Jennifer Burney and Krislert Samphantharak were awarded coveted fellowships from the Rockefeller Foundation, which allowed them to spend a month researching and writing in northern Italy
If you were looking to find Jennifer Burney and Krislert Samphantharak this summer, you would have had to trek to the hilly lakeside commune of Bellagio, Italy, located 36 miles north of Milan and just across the border from Switzerland.
But the professors, both of whom teach at UC San Diego’s School of Global Policy and Strategy (GPS), were not exactly on vacation. Rather, they individually received prestigious fellowships to research, write and exchange ideas with other thinkers at the Rockefeller Foundation’s Bellagio Center.
The foundation only invites around 100 people each year to the Bellagio Center. Burney and Samphantharak now join the ranks of its attendees, which have included a cadre of world-famous politicians, artists, scholars and Nobel laureates. To give an idea of its exclusivity, Ruth Bader Ginsburg and Maya Angelou were both among the center’s alumni.
Burney and Samphantharak had four weeks in which they had their own living quarters and private workspaces, and meals were provided daily. (“It was like being in a boarding school,” Samphantharak said.) Each evening, they attended presentations by the other fellows.
The unifying principle behind the figures selected to the fellowship is each person’s potential to “define our present and shape our future,” according to the Rockefeller Foundation.
The surprising downsides of environmental conservation
Burney’s work fits the bill because of her groundbreaking research into the ways that climate change impacts how people raise, grow and harvest food. In recent years, mainstream society has begun focusing on how demand for animal products is tied to ever-increasing swathes of rainforest that are being mowed down to provide grazing land.

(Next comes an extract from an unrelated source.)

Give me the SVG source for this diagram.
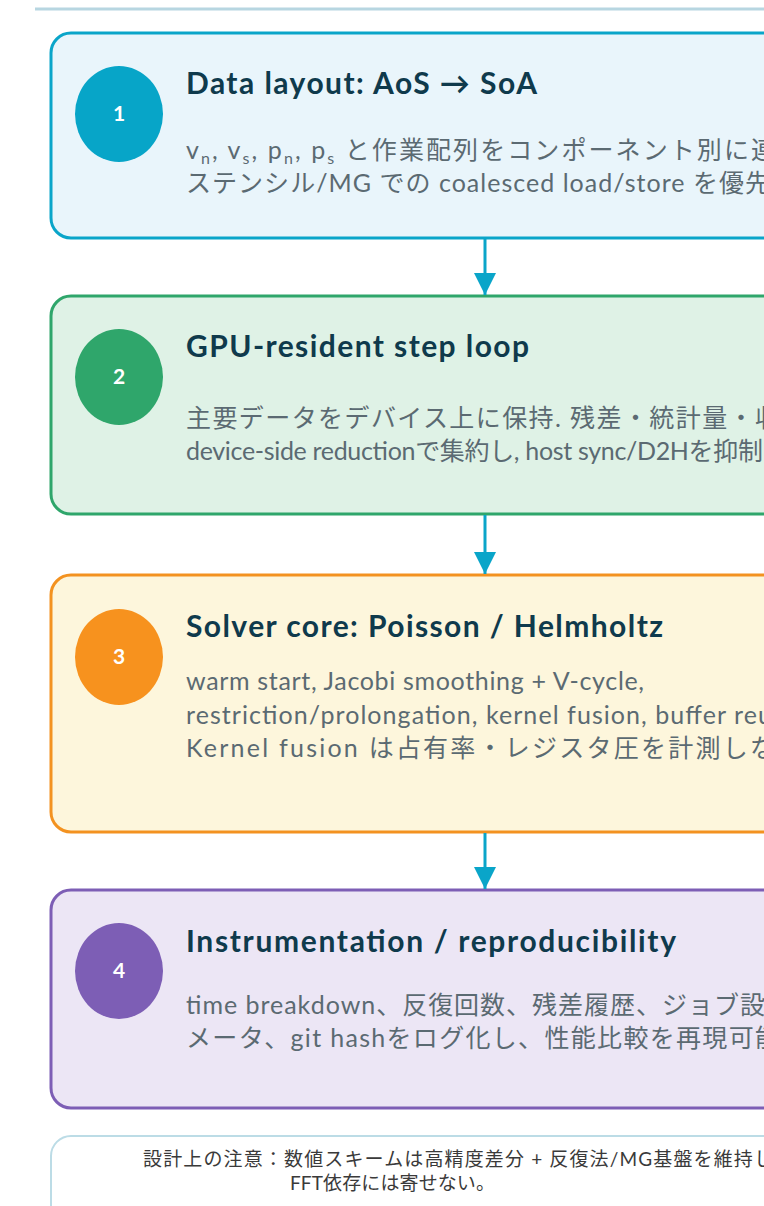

“It’s good news, right? In the international dialogue, there have started to be really serious commitments around land-use change and deforestation,” Burney said.
But she has found that those very same positive developments are a double-edged sword when it comes to producing enough food for people to survive. Burney spent her time as a fellow researching and writing an overview paper that reappraises the last decade or so of the relationship between climate change and food policy.
She described the practice of cutting down forests to make way for cropland as a “safety valve,” a stopgap solution that up until now has provided a glut of extra food to help in times of food shortages.
“But if we get really serious about these zero gross-deforestation commitments — that sort of opportunity closes, and that’s potentially really harmful from a food security perspective,” Burney said.
Meanwhile, new developments in climate science over the last several years have put into even sharper relief how much the planet’s weather systems are changing. Traditionally dry seasons are now getting wetter in some parts of the world — which could spell ruin for a whole harvest and drive up demand for food.
Reconciling these two realities is where international policy comes in. In her paper, Burney surveyed how food security programs have transitioned from in-kind food donations to fiscal support. But even that system is crumbling: the World Food Program — an agency of the United Nations that distributes food to underfed populations around the world — is buckling under demand. In light of these challenges, she lays out a framework for finding a way forward, ensuring that the Earth remains protected without making the people on it go hungry.
A blueprint for a brighter economic future

Krislert Samphantharak also spent his time at the Bellagio Center examining global developments over the last few decades. He is working on a book project about how Southeast Asian countries have developed their economies so successfully, in the process becoming what he described as “role models” for low- and middle-income countries that are looking to grow economically.
It is important to assess how the economies in this region got to where they are currently, and more importantly, to determine whether these economies are inclusive, resilient and sustainable. The short answer, he says, is no.
“So the next question to explore is, how can countries achieve inclusive, resilient, and sustainable prosperity, especially in the context of the changing global economic landscape?” Samphantharak said.
His forthcoming book aims to provide a blueprint for how these other countries can take the best features of Southeast Asia’s economic development while avoiding its pitfalls. Samphantharak had already made progress on several chapters of the book, but he said that the time he spent at the Bellagio Center was an opportunity to take a broader look at the work.
“I got to rethink the big picture, the structure of the book and the arguments in each chapter, starting from a blank canvas,” he said.
Perhaps it was meant to be: after all, GPS faculty members are renowned for moving past the status quo and introducing fresh ideas in their own work, and also in larger conversations about global affairs and public policy.